'''

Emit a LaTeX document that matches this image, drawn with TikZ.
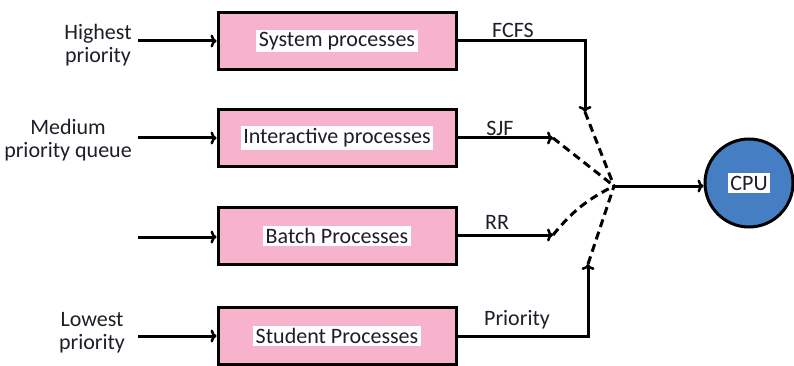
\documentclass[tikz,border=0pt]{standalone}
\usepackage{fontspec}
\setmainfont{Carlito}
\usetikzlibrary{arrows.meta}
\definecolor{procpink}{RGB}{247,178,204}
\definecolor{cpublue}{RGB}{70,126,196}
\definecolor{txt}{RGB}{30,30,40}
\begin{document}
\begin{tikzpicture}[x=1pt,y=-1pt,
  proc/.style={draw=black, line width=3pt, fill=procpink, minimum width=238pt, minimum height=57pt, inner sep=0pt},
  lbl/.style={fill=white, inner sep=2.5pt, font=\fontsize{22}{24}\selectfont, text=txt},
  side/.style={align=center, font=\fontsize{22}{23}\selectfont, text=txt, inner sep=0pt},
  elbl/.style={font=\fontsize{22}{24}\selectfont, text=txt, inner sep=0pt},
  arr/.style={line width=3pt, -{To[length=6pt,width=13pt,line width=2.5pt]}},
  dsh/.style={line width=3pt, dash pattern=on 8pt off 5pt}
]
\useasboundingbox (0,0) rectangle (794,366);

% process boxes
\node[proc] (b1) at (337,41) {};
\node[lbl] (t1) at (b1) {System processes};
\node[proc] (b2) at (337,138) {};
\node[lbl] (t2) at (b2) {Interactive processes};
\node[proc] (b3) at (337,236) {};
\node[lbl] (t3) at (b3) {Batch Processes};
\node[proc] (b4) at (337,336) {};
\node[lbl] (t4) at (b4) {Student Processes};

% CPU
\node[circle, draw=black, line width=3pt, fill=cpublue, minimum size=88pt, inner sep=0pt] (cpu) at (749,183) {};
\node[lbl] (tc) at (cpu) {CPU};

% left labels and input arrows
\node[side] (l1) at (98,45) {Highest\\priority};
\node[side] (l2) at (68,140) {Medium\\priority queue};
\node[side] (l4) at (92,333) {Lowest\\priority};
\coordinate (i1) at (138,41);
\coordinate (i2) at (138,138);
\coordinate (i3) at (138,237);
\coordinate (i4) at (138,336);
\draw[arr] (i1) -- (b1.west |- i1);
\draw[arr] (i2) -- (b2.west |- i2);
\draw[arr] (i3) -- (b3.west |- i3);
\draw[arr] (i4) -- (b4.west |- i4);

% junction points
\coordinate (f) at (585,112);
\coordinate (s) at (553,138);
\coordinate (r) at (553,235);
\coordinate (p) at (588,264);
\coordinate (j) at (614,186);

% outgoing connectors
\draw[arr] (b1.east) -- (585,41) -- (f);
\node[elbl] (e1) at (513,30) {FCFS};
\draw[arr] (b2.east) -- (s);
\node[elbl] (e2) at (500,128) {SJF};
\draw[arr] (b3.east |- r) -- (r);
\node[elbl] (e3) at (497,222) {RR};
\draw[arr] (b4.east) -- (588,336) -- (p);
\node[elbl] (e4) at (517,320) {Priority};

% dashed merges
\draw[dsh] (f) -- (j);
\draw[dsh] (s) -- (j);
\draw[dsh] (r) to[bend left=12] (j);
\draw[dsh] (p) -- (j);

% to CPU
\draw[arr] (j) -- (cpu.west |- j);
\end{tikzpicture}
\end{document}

'''
'''

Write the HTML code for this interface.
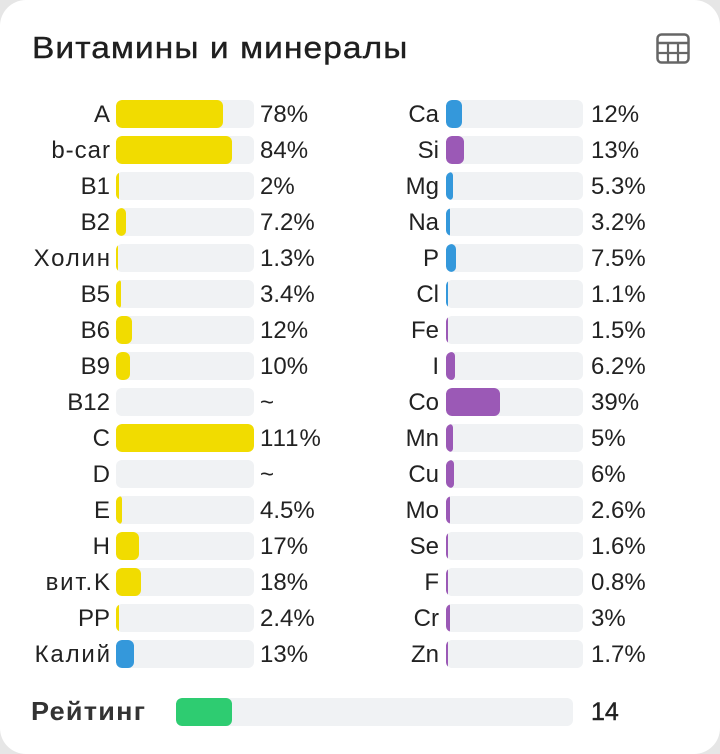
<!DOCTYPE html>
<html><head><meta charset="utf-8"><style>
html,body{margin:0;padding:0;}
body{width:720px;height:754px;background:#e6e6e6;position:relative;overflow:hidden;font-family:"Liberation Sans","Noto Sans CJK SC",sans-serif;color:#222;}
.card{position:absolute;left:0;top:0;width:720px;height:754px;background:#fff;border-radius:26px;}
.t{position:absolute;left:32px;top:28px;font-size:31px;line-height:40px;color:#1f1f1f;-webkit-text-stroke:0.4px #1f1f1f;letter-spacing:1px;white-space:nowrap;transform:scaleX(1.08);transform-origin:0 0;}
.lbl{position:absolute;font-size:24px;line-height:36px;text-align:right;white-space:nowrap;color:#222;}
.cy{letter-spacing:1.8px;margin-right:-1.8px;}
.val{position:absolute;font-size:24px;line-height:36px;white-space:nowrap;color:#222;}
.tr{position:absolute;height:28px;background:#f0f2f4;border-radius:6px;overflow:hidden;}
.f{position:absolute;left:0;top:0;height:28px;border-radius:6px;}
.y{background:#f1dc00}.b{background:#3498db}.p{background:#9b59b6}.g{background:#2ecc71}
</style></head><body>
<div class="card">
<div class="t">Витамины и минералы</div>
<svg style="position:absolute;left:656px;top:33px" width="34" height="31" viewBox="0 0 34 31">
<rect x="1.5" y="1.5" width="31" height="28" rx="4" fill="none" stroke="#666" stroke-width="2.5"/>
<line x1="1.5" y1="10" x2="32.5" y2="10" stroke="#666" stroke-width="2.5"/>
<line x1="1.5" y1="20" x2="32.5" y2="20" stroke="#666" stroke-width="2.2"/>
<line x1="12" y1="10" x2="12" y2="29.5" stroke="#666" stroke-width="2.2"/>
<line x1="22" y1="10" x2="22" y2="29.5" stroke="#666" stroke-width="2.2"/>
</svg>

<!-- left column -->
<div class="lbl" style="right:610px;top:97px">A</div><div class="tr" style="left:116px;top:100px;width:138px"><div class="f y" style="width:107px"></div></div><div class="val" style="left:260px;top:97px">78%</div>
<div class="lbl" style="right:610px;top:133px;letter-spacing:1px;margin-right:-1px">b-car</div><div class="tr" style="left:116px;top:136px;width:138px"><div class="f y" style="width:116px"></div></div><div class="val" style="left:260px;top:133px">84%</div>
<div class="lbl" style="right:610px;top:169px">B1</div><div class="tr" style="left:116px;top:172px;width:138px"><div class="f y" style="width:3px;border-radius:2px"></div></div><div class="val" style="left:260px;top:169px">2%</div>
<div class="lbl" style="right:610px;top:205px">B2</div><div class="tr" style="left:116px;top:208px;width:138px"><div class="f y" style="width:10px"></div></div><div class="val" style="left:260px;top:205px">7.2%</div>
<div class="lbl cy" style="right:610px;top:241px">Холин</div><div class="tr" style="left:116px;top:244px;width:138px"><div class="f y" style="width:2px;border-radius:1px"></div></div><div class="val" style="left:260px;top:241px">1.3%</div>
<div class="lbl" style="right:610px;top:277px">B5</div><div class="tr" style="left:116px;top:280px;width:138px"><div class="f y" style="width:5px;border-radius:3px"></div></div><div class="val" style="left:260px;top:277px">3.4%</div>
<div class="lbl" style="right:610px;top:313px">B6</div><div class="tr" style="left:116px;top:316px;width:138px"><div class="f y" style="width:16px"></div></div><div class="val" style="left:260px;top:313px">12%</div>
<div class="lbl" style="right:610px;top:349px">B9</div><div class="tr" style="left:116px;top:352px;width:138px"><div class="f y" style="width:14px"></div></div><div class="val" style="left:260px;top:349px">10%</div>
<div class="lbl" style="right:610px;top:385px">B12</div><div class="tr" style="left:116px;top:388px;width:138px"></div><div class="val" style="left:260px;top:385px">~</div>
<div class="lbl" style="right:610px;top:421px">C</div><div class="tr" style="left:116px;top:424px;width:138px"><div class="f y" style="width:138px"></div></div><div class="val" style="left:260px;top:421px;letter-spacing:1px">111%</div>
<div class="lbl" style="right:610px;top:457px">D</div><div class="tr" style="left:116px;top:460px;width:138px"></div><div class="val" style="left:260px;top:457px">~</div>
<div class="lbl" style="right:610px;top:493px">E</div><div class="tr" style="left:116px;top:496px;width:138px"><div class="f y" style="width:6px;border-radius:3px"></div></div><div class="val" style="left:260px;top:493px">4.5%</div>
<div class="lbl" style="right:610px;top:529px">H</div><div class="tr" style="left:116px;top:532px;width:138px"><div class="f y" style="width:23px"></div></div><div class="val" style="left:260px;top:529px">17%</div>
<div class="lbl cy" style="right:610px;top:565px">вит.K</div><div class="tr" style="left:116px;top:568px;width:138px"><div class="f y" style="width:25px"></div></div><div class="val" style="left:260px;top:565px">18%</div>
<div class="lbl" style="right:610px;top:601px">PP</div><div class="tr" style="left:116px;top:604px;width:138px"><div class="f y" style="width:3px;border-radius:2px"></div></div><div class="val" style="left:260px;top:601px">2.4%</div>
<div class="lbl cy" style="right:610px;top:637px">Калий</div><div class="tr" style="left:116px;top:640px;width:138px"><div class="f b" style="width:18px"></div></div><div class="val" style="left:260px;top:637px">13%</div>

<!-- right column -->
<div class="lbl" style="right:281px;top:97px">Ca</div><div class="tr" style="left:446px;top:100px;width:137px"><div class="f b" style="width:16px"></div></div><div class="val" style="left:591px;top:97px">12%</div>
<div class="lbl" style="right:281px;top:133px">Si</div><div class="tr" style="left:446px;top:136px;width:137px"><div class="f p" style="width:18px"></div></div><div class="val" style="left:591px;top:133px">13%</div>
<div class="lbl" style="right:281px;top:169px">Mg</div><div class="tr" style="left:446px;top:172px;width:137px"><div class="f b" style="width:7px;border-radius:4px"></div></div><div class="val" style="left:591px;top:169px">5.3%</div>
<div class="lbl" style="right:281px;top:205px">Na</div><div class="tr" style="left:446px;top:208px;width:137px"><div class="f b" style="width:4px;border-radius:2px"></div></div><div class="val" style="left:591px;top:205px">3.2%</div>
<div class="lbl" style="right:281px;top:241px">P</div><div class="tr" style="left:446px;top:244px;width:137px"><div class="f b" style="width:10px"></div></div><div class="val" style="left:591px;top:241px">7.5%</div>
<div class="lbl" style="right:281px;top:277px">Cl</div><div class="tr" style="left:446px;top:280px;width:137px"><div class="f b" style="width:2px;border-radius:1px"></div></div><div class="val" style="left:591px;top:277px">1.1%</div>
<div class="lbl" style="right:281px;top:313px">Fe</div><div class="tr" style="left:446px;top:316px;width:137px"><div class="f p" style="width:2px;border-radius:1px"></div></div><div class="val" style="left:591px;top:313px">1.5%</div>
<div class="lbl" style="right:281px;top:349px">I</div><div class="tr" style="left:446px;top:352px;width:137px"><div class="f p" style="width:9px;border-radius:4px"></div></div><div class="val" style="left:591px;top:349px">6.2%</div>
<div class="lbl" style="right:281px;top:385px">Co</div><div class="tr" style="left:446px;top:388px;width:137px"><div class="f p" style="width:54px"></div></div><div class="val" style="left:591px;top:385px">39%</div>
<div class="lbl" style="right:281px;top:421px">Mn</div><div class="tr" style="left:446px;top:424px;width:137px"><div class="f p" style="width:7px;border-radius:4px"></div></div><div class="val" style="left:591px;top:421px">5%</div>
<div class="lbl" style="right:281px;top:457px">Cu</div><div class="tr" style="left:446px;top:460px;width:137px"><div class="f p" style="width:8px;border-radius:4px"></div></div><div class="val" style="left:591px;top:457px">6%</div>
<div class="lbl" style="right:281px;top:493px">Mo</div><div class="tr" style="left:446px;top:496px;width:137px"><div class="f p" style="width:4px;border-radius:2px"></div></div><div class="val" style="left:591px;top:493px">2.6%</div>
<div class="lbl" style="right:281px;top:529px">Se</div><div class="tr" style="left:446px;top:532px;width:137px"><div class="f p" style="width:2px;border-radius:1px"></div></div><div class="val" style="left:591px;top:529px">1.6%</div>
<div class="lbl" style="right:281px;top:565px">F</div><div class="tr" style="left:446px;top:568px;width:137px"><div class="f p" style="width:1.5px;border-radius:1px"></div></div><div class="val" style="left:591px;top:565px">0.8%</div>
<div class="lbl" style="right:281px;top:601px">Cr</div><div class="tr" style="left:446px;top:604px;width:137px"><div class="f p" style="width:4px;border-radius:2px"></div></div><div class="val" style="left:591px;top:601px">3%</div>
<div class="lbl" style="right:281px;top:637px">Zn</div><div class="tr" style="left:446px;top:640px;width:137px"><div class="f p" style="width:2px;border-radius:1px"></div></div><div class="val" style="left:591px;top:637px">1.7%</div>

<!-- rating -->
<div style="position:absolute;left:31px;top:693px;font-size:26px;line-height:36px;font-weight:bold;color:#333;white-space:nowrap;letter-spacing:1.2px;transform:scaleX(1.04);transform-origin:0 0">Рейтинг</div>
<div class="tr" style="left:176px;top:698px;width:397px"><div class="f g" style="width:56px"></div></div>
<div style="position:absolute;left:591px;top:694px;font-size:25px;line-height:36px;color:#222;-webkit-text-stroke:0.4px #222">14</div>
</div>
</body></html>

'''
'''

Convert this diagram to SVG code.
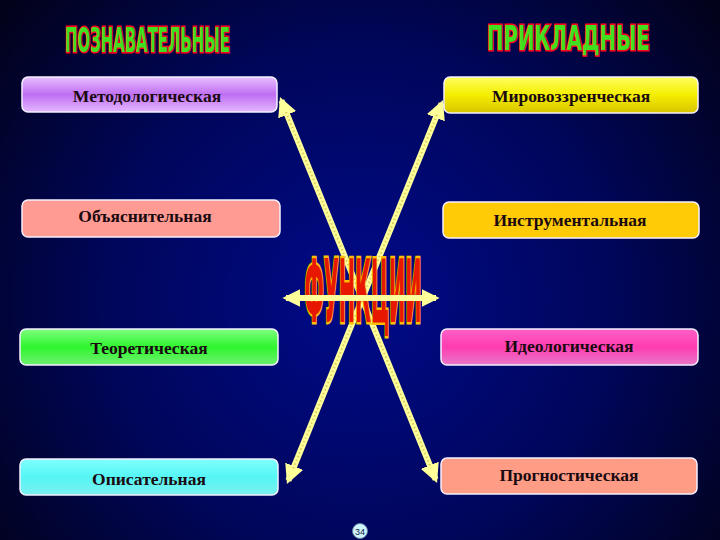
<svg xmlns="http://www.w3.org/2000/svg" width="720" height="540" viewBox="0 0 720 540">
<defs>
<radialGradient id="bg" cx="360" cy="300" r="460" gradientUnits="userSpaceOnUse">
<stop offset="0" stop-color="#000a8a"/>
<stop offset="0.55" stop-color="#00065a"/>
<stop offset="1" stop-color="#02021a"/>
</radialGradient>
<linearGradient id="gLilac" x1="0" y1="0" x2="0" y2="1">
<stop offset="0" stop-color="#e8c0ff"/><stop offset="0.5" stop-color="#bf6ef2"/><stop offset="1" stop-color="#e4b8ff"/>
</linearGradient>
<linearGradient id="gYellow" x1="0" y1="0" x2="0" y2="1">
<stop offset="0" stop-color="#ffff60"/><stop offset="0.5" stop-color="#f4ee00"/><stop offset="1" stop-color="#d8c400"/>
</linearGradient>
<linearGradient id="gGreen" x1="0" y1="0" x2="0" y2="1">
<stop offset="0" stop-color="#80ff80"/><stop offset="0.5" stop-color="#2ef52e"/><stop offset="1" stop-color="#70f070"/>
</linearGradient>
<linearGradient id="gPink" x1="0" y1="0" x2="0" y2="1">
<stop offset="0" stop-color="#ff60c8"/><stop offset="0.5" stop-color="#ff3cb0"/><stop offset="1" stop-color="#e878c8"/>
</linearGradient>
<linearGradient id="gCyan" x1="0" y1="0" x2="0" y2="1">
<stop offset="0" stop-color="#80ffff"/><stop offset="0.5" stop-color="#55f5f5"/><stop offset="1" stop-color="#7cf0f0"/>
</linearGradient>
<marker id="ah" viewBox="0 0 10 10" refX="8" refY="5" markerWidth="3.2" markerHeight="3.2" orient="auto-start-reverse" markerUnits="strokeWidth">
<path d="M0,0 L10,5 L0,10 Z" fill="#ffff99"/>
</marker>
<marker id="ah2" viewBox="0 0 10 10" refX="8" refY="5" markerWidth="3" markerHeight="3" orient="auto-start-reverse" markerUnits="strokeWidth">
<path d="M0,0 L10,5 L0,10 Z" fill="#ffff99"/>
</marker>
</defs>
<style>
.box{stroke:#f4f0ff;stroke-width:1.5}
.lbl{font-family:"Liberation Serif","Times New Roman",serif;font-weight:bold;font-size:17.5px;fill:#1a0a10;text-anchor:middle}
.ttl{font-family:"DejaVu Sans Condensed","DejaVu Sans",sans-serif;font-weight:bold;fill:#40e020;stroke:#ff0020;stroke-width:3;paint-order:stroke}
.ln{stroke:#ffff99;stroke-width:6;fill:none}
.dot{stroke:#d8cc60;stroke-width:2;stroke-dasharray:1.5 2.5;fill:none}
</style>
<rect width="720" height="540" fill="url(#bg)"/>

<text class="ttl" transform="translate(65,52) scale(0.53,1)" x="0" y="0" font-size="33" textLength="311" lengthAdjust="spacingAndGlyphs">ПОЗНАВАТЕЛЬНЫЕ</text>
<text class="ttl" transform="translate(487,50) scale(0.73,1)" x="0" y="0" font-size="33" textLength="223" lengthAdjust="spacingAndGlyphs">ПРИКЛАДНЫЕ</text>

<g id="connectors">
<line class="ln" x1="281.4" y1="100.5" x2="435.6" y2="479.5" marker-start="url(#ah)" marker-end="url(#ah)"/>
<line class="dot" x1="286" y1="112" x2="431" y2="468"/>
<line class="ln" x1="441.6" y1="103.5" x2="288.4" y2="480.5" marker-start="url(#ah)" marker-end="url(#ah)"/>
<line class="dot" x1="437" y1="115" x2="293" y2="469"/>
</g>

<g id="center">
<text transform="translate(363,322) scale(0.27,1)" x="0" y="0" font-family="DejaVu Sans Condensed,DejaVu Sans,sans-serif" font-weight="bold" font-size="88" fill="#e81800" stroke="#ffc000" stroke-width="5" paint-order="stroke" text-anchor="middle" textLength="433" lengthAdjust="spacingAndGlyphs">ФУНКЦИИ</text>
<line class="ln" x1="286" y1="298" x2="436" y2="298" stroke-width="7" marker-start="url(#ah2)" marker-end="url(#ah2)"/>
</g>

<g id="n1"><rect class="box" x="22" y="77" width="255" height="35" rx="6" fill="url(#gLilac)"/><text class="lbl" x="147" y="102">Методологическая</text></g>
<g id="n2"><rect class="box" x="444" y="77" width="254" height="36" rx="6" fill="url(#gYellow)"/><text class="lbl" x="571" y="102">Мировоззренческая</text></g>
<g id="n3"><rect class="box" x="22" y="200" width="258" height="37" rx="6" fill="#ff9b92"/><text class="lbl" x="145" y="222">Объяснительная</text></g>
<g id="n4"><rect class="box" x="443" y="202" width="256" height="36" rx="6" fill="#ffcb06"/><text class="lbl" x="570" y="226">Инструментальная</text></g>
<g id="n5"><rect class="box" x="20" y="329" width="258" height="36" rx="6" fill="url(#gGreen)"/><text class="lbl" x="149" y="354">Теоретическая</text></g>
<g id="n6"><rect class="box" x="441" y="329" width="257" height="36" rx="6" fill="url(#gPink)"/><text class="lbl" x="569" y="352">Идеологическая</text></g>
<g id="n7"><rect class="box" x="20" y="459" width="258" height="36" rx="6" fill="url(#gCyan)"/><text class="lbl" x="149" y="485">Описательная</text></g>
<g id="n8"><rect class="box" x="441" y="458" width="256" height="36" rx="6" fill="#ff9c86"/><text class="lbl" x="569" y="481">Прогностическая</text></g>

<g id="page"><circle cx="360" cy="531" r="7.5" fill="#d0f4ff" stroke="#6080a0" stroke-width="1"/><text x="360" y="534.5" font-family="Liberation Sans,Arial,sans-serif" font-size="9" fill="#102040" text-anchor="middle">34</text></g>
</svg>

'''

_Objective_. From the line that has "Emit a LaTeX" through the line that has "(tc) at (cpu)", reproduce each line exactly as it stands and nothing else; do not include any pictures.

_The output_.
Emit a LaTeX document that matches this image, drawn with TikZ.
\documentclass[tikz,border=0pt]{standalone}
\usepackage{fontspec}
\setmainfont{Carlito}
\usetikzlibrary{arrows.meta}
\definecolor{procpink}{RGB}{247,178,204}
\definecolor{cpublue}{RGB}{70,126,196}
\definecolor{txt}{RGB}{30,30,40}
\begin{document}
\begin{tikzpicture}[x=1pt,y=-1pt,
  proc/.style={draw=black, line width=3pt, fill=procpink, minimum width=238pt, minimum height=57pt, inner sep=0pt},
  lbl/.style={fill=white, inner sep=2.5pt, font=\fontsize{22}{24}\selectfont, text=txt},
  side/.style={align=center, font=\fontsize{22}{23}\selectfont, text=txt, inner sep=0pt},
  elbl/.style={font=\fontsize{22}{24}\selectfont, text=txt, inner sep=0pt},
  arr/.style={line width=3pt, -{To[length=6pt,width=13pt,line width=2.5pt]}},
  dsh/.style={line width=3pt, dash pattern=on 8pt off 5pt}
]
\useasboundingbox (0,0) rectangle (794,366);

% process boxes
\node[proc] (b1) at (337,41) {};
\node[lbl] (t1) at (b1) {System processes};
\node[proc] (b2) at (337,138) {};
\node[lbl] (t2) at (b2) {Interactive processes};
\node[proc] (b3) at (337,236) {};
\node[lbl] (t3) at (b3) {Batch Processes};
\node[proc] (b4) at (337,336) {};
\node[lbl] (t4) at (b4) {Student Processes};

% CPU
\node[circle, draw=black, line width=3pt, fill=cpublue, minimum size=88pt, inner sep=0pt] (cpu) at (749,183) {};
\node[lbl] (tc) at (cpu) {CPU};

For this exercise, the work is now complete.